TASK INPUTS:
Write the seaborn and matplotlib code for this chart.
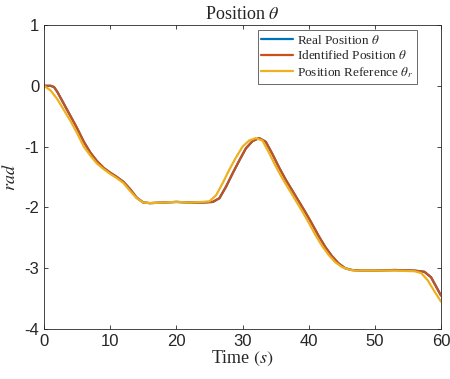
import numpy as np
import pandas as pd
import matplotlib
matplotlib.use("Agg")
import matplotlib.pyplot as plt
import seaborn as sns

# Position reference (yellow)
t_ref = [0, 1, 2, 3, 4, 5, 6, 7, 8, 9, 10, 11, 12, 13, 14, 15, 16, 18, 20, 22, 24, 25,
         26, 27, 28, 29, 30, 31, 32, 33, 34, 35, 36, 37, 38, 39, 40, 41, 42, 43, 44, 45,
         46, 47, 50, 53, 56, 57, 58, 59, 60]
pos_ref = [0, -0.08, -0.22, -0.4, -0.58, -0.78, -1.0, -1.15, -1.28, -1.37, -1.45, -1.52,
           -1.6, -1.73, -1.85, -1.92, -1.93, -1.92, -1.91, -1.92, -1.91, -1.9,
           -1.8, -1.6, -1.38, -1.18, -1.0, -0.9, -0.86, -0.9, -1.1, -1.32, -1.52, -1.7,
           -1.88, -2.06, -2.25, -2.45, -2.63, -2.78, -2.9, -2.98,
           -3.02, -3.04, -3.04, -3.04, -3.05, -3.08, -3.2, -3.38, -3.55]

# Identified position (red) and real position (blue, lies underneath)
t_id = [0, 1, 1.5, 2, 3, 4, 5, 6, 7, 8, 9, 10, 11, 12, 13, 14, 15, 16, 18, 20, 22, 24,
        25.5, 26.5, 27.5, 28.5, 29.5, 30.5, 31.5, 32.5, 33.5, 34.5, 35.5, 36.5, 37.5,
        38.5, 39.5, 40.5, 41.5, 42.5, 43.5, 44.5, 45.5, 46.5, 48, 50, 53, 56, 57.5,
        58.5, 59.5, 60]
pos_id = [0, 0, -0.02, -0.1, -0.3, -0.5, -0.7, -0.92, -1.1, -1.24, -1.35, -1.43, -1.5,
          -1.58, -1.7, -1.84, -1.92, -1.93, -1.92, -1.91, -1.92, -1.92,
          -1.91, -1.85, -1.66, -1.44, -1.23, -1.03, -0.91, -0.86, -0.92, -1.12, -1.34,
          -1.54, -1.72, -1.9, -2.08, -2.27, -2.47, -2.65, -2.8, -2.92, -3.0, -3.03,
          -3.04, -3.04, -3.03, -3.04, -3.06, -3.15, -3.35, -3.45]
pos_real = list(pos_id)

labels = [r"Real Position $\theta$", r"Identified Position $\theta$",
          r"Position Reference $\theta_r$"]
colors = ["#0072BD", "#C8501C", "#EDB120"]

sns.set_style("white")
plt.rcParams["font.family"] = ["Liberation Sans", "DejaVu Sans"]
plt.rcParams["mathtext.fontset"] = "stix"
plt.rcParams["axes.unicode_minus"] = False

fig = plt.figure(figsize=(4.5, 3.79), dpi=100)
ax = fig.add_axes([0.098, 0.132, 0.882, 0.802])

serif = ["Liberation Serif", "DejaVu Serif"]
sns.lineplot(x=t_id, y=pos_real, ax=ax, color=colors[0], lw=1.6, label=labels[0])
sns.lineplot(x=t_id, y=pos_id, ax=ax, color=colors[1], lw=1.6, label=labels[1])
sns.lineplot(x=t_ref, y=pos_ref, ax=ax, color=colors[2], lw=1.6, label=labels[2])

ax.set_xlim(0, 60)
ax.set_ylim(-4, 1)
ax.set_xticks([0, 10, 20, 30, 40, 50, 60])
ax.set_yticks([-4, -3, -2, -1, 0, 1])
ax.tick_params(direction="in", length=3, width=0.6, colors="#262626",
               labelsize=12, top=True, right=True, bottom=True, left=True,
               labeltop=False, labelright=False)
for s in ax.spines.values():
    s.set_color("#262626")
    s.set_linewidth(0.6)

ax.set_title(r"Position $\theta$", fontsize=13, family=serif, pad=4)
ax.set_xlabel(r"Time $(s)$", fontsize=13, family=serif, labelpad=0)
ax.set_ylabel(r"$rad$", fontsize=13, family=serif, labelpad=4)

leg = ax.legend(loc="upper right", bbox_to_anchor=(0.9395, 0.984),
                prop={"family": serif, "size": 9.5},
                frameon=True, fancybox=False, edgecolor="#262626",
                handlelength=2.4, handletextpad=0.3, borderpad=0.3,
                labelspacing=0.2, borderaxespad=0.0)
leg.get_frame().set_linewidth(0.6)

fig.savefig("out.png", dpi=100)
---
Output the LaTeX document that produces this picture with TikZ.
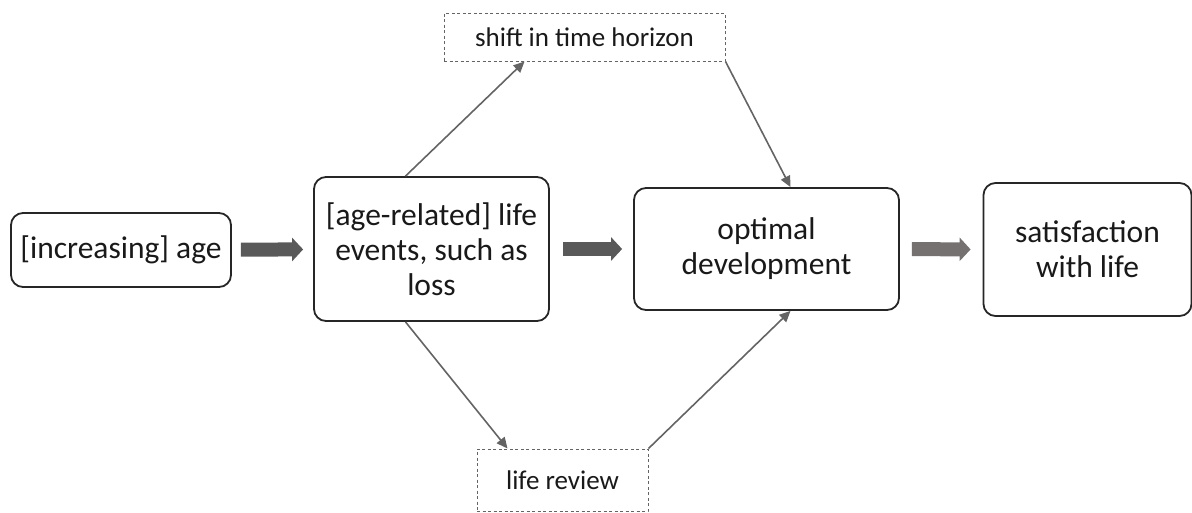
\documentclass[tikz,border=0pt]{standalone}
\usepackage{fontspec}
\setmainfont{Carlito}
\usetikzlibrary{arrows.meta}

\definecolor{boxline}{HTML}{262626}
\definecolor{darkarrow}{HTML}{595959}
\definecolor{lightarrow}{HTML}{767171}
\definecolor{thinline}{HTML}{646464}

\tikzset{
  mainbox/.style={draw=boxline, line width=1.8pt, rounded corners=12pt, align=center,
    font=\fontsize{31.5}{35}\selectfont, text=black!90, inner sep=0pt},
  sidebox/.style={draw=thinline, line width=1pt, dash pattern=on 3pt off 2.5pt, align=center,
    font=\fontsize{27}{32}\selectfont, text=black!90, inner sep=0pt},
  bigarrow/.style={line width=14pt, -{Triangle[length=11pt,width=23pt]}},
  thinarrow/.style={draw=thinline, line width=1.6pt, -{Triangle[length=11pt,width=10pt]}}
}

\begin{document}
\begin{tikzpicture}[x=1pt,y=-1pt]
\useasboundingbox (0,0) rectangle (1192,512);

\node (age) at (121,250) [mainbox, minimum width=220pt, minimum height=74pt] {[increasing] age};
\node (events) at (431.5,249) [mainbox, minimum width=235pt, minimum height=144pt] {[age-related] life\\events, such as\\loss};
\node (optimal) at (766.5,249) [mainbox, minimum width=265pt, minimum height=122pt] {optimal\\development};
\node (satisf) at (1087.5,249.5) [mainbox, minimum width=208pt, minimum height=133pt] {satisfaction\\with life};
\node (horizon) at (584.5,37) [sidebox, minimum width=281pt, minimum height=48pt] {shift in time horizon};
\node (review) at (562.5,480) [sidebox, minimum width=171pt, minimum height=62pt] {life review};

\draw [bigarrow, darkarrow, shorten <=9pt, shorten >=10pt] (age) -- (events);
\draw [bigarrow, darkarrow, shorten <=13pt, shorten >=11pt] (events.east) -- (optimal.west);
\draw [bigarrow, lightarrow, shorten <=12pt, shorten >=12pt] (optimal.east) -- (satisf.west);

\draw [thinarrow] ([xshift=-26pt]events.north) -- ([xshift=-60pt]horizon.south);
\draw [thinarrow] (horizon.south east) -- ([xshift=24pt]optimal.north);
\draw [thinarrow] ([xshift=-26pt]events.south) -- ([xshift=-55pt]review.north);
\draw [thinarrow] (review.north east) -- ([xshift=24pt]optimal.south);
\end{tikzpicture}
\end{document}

EXERCISE BRIEF: Nothing but the lines from the one with "Write the seaborn" down to the one with "-3.02, -3.04, -3.04, -3.04, -3.05, -3.08, -3.2, -3.38, -3.55]" should be printed, both of them included. Leave out the pictures.

RESULT OF THIS TASK:
Write the seaborn and matplotlib code for this chart.
import numpy as np
import pandas as pd
import matplotlib
matplotlib.use("Agg")
import matplotlib.pyplot as plt
import seaborn as sns

# Position reference (yellow)
t_ref = [0, 1, 2, 3, 4, 5, 6, 7, 8, 9, 10, 11, 12, 13, 14, 15, 16, 18, 20, 22, 24, 25,
         26, 27, 28, 29, 30, 31, 32, 33, 34, 35, 36, 37, 38, 39, 40, 41, 42, 43, 44, 45,
         46, 47, 50, 53, 56, 57, 58, 59, 60]
pos_ref = [0, -0.08, -0.22, -0.4, -0.58, -0.78, -1.0, -1.15, -1.28, -1.37, -1.45, -1.52,
           -1.6, -1.73, -1.85, -1.92, -1.93, -1.92, -1.91, -1.92, -1.91, -1.9,
           -1.8, -1.6, -1.38, -1.18, -1.0, -0.9, -0.86, -0.9, -1.1, -1.32, -1.52, -1.7,
           -1.88, -2.06, -2.25, -2.45, -2.63, -2.78, -2.9, -2.98,
           -3.02, -3.04, -3.04, -3.04, -3.05, -3.08, -3.2, -3.38, -3.55]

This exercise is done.